Artsy, Shallow Lesbian Erotica that's Not from the '50s!

The new story at Strange Horizons, "Time's Swell" by Victoria Somogyi and Kathleen Chamberlain has gotten some interesting reactions at the Strange Horizons message board, with a number of anonymous readers saying the story is too "artsy", is "shallow", and "read like lesbian erotic fiction". SH would increase their readership tremendously if they'd just start publishing more hard-core erotica science fiction, the stuff with phallic rocket ships to teach those lesbians how to behave themselves! Elsewhere, it has been suggested that there is a subculture of science fiction fandom that thinks all SF should read like it was written in the 1950s, back in the good old days before lesbians or art existed. Science fiction, the literature of yesterday's future!

Okay, I'm being a little unfair. Maybe a lot. But I'm amazed that after Strange Horizons has published so many stories of so many different types, there are still people expecting it to be Analog. (That's not a slam of Analog -- I don't read it regularly enough to criticize it, and there are writers I respect who have published in their pages.) Strange Horizons provides a market for many stories that would receive much less exposure, or perhaps not even be published at all, were it not for the willingness of the editors to take risks, be committed to many different types of writing, and try to stretch a few boundaries.

"Time's Swell" will seem shallow to some readers; no story has ever been published that everyone who reads it thinks is great, and different readers respond to different details. There are many beloved classics of science fiction that I think are laughably shallow, while I once knew a brilliant (though curmudgeonly) man who called my favorite American novelist, William Faulkner, a writer of "glorified pulp fiction". Being someone who likes many things that get labeled "artsy", I didn't find "Time's Swell" to be shallow, but rather thought it was an evocative mood piece, a sad study of distances. Could it have been a mainstream story if the "time ship" was taken out? Possibly. Does it matter? Not to me. An evocative story is an evocative story, and they're rare enough that I'll take them in whatever form they appear in. But a good argument could be made that this story requires the alienation the alien technology provides. The entire problem between the two main characters derives from the science fictional premise, and if a different, mundane problem was substituted, the story would not have the same resonance.

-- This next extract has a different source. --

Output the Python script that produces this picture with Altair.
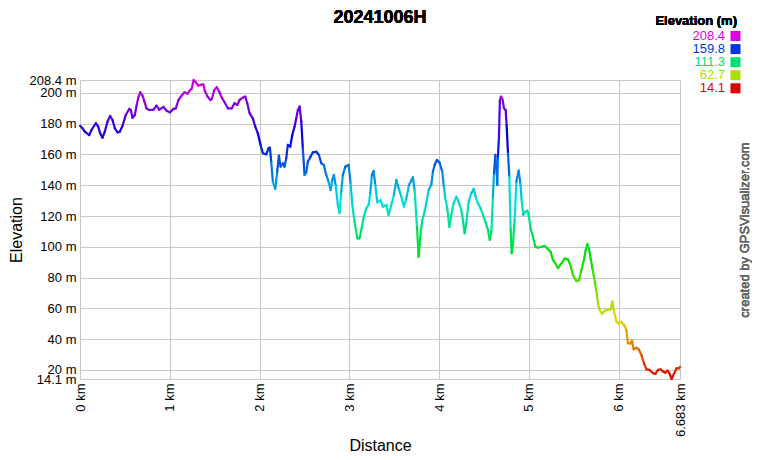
import altair as alt
import pandas as pd

distance_km = [
    0.0, 0.028, 0.053, 0.103, 0.128, 0.176, 0.203, 0.225, 0.251, 0.276, 0.306, 0.336, 0.362, 0.388,
    0.418, 0.443, 0.474, 0.510, 0.548, 0.566, 0.585, 0.611, 0.633, 0.652, 0.671, 0.696, 0.715, 0.741,
    0.771, 0.819, 0.852, 0.882, 0.930, 0.967, 1.001, 1.042, 1.067, 1.097, 1.131, 1.161, 1.198, 1.228,
    1.246, 1.265, 1.290, 1.317, 1.346, 1.373, 1.391, 1.421, 1.451, 1.469, 1.495, 1.524, 1.551, 1.580,
    1.607, 1.647, 1.691, 1.721, 1.752, 1.777, 1.814, 1.841, 1.863, 1.889, 1.925, 1.952, 1.981, 2.011,
    2.037, 2.075, 2.100, 2.115, 2.130, 2.148, 2.175, 2.197, 2.215, 2.234, 2.260, 2.279, 2.297, 2.315,
    2.342, 2.364, 2.390, 2.409, 2.427, 2.446, 2.465, 2.482, 2.501, 2.520, 2.538, 2.568, 2.594, 2.632,
    2.661, 2.687, 2.716, 2.743, 2.769, 2.791, 2.810, 2.828, 2.847, 2.872, 2.891, 2.910, 2.928, 2.955,
    2.992, 3.014, 3.033, 3.058, 3.089, 3.114, 3.140, 3.162, 3.189, 3.215, 3.233, 3.251, 3.270, 3.289,
    3.311, 3.348, 3.374, 3.412, 3.437, 3.467, 3.496, 3.523, 3.549, 3.579, 3.608, 3.635, 3.664, 3.690,
    3.708, 3.727, 3.753, 3.772, 3.794, 3.813, 3.838, 3.857, 3.883, 3.913, 3.931, 3.950, 3.975, 4.005,
    4.035, 4.053, 4.069, 4.091, 4.114, 4.136, 4.162, 4.192, 4.217, 4.247, 4.265, 4.284, 4.303, 4.329,
    4.359, 4.385, 4.407, 4.432, 4.462, 4.488, 4.515, 4.544, 4.563, 4.582, 4.599, 4.611, 4.626, 4.641,
    4.648, 4.655, 4.666, 4.677, 4.689, 4.708, 4.722, 4.741, 4.752, 4.767, 4.782, 4.797, 4.808, 4.822,
    4.841, 4.860, 4.886, 4.905, 4.919, 4.938, 4.961, 4.983, 4.997, 5.019, 5.045, 5.072, 5.100, 5.139,
    5.175, 5.205, 5.242, 5.268, 5.295, 5.324, 5.362, 5.398, 5.435, 5.462, 5.491, 5.529, 5.558, 5.584,
    5.613, 5.632, 5.651, 5.669, 5.688, 5.707, 5.725, 5.740, 5.755, 5.769, 5.788, 5.814, 5.844, 5.881,
    5.911, 5.930, 5.948, 5.975, 6.003, 6.030, 6.059, 6.086, 6.103, 6.134, 6.148, 6.167, 6.197, 6.223,
    6.253, 6.282, 6.309, 6.345, 6.382, 6.409, 6.438, 6.468, 6.494, 6.520, 6.545, 6.568, 6.590, 6.615,
    6.643, 6.669, 6.683,
]

elevation_m = [
    178.7, 177.0, 174.8, 172.6, 175.9, 180.3, 178.1, 173.7, 170.9, 174.8, 181.3, 185.0, 182.4, 177.0,
    174.4, 174.8, 178.7, 185.7, 189.6, 188.9, 183.9, 185.7, 192.6, 197.6, 200.4, 198.2, 194.8, 190.0,
    188.9, 189.1, 191.7, 189.1, 190.9, 188.3, 187.4, 189.6, 190.0, 195.4, 198.2, 200.4, 199.5, 201.9,
    203.0, 208.4, 206.9, 204.7, 205.2, 205.6, 201.3, 197.6, 195.4, 196.1, 201.9, 203.7, 200.8, 196.9,
    194.3, 190.0, 190.0, 193.3, 192.2, 195.4, 196.9, 197.6, 193.3, 186.8, 183.5, 178.1, 173.7, 166.2,
    160.8, 160.1, 164.0, 164.4, 155.3, 142.3, 137.6, 148.8, 159.2, 152.1, 154.3, 152.1, 157.5, 166.2,
    165.1, 172.6, 178.1, 183.5, 188.9, 191.1, 181.3, 164.0, 146.7, 148.4, 155.3, 158.6, 161.4, 161.8,
    159.7, 154.3, 153.2, 146.7, 142.3, 136.9, 143.5, 146.7, 140.2, 127.2, 121.8, 135.9, 146.7, 152.1,
    153.2, 141.3, 127.2, 116.4, 105.5, 105.5, 113.0, 119.6, 125.0, 127.2, 134.8, 146.7, 149.3, 140.2,
    128.9, 130.4, 126.1, 127.2, 120.7, 127.2, 133.7, 143.5, 138.0, 132.6, 126.1, 131.5, 140.2, 143.0,
    145.2, 136.9, 113.0, 93.5, 108.8, 117.4, 122.8, 128.3, 136.9, 140.2, 148.8, 153.2, 156.4, 154.7,
    148.8, 139.1, 131.5, 125.0, 113.0, 120.7, 128.3, 132.6, 129.4, 123.9, 117.4, 108.8, 115.3, 129.4,
    134.8, 137.6, 132.6, 128.3, 125.0, 120.7, 116.4, 111.0, 104.5, 109.9, 132.6, 147.8, 159.7, 147.8,
    140.2, 158.6, 170.5, 195.4, 197.6, 195.4, 190.0, 188.9, 179.1, 160.8, 145.6, 111.0, 95.9, 101.3,
    117.4, 142.3, 149.5, 141.3, 130.4, 120.7, 122.8, 123.5, 120.7, 112.0, 106.6, 100.0, 99.4, 100.0,
    100.6, 98.9, 96.7, 91.4, 89.2, 86.1, 89.2, 92.4, 91.8, 88.1, 81.6, 77.7, 78.3, 84.8,
    91.4, 97.8, 101.8, 98.9, 92.4, 86.1, 80.6, 75.2, 69.8, 63.3, 59.0, 56.3, 58.5, 59.0,
    59.4, 64.4, 57.9, 51.4, 49.9, 51.4, 49.2, 45.9, 37.3, 37.3, 39.0, 33.4, 34.4, 33.4,
    29.7, 24.3, 20.4, 20.0, 17.8, 17.4, 20.0, 20.4, 18.9, 18.2, 19.5, 17.4, 14.1, 17.4,
    21.0, 21.0, 22.0,
]

chart_title = "20241006H"
legend_title = "Elevation (m)"
legend_values = [208.4, 159.8, 111.3, 62.7, 14.1]
color_stops = [14.1, 62.7, 111.3, 159.8, 208.4]
color_range = ["#e00000", "#a8e000", "#00e070", "#0038e0", "#e000e0"]
y_ticks = [14.1, 20, 40, 60, 80, 100, 120, 140, 160, 180, 200, 208.4]
x_ticks = [0, 1, 2, 3, 4, 5, 6, 6.683]
credit = "created by GPSVisualizer.com"

W, H = 600, 299
FONT = "Arial, Liberation Sans, sans-serif"

seg = pd.DataFrame({
    "d": distance_km[:-1],
    "e": elevation_m[:-1],
    "d2": distance_km[1:],
    "e2": elevation_m[1:],
})
seg["mid"] = (seg["e"] + seg["e2"]) / 2

leg = pd.DataFrame({"elev": legend_values, "row": list(range(len(legend_values)))})
leg["label"] = leg["elev"].map(lambda v: f"{v:.1f}")

color_scale = alt.Scale(domain=color_stops, range=color_range, interpolate="hsl")

x_enc = alt.X(
    "d:Q",
    scale=alt.Scale(domain=[0, 6.683], nice=False, zero=False),
    axis=alt.Axis(
        values=x_ticks, labelExpr="datum.value + ' km'", labelAngle=270,
        title="Distance", grid=True, ticks=False, domain=False,
        labelFlush=False, labelOverlap=False, labelPadding=4,
        titleX=W / 2, titleY=71, titleBaseline="alphabetic", titleAlign="center",
    ),
)
y_enc = alt.Y(
    "e:Q",
    scale=alt.Scale(domain=[14.1, 208.4], nice=False, zero=False),
    axis=alt.Axis(
        values=y_ticks, labelExpr="datum.value + ' m'",
        title="Elevation", grid=True, ticks=False, domain=False,
        labelFlush=False, labelOverlap=False, labelPadding=4,
        titleX=-59, titleY=H / 2, titleAngle=270, titleBaseline="alphabetic", titleAlign="center",
    ),
)

profile = alt.Chart(seg).mark_rule(strokeWidth=2.2, strokeCap="round").encode(
    x=x_enc, y=y_enc, x2="d2:Q", y2="e2:Q",
    color=alt.Color("mid:Q", scale=color_scale, legend=None),
)

leg_y = alt.Y("row:Q", scale=alt.Scale(domain=[0, 4], range=[-44, 8.3]), axis=None)

leg_text = alt.Chart(leg).mark_text(align="right", baseline="middle", fontSize=13, font=FONT).encode(
    x=alt.value(645), y=leg_y, text="label:N",
    color=alt.Color("elev:Q", scale=color_scale, legend=None),
)
leg_sq = alt.Chart(leg).mark_square(size=100, opacity=1).encode(
    x=alt.value(655.5), y=leg_y,
    color=alt.Color("elev:Q", scale=color_scale, legend=None),
)
leg_head = alt.Chart(leg).mark_text(
    align="right", baseline="middle", fontSize=13, fontWeight="bold", font=FONT, color="#000"
).encode(x=alt.value(657), y=alt.value(-59), text=alt.value(legend_title))

title_mark = alt.Chart(leg).mark_text(
    align="center", baseline="alphabetic", fontSize=18, fontWeight="bold", font=FONT, color="#000"
).encode(x=alt.value(W / 2), y=alt.value(-57.5), text=alt.value(chart_title))

credit_mark = alt.Chart(leg).mark_text(
    align="center", baseline="middle", angle=270, fontSize=13, font=FONT, color="#666"
).encode(x=alt.value(665), y=alt.value(150), text=alt.value(credit))

chart = alt.layer(profile, leg_text, leg_sq, leg_head, title_mark, credit_mark).resolve_scale(
    y="independent"
).properties(
    width=W, height=H,
    background="white",
    autosize=alt.AutoSizeParams(type="none"),
    padding={"left": 72, "top": 72, "right": 72, "bottom": 73},
).configure_view(stroke=None).configure_axis(
    gridColor="#c8c8c8", gridWidth=1, labelFont=FONT, titleFont=FONT,
    labelFontSize=13, titleFontSize=16, titleFontWeight="normal",
    labelColor="#000", titleColor="#000",
)

chart.save("out.html", embed_options={"renderer": "svg", "actions": False})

Some people have suggested that since Jed Hartman's "Future of Sex" editorial called for more SF that imagines something other than an entirely heterosexual universe, then Strange Horizons must be practicing "literary affirmative action" by publishing such (shallow) stories as "Time's Swell". Okay, sure. The same way all the prominent SF magazines are practicing literary sexism by publishing so many shallow stories that star heterosexual characters.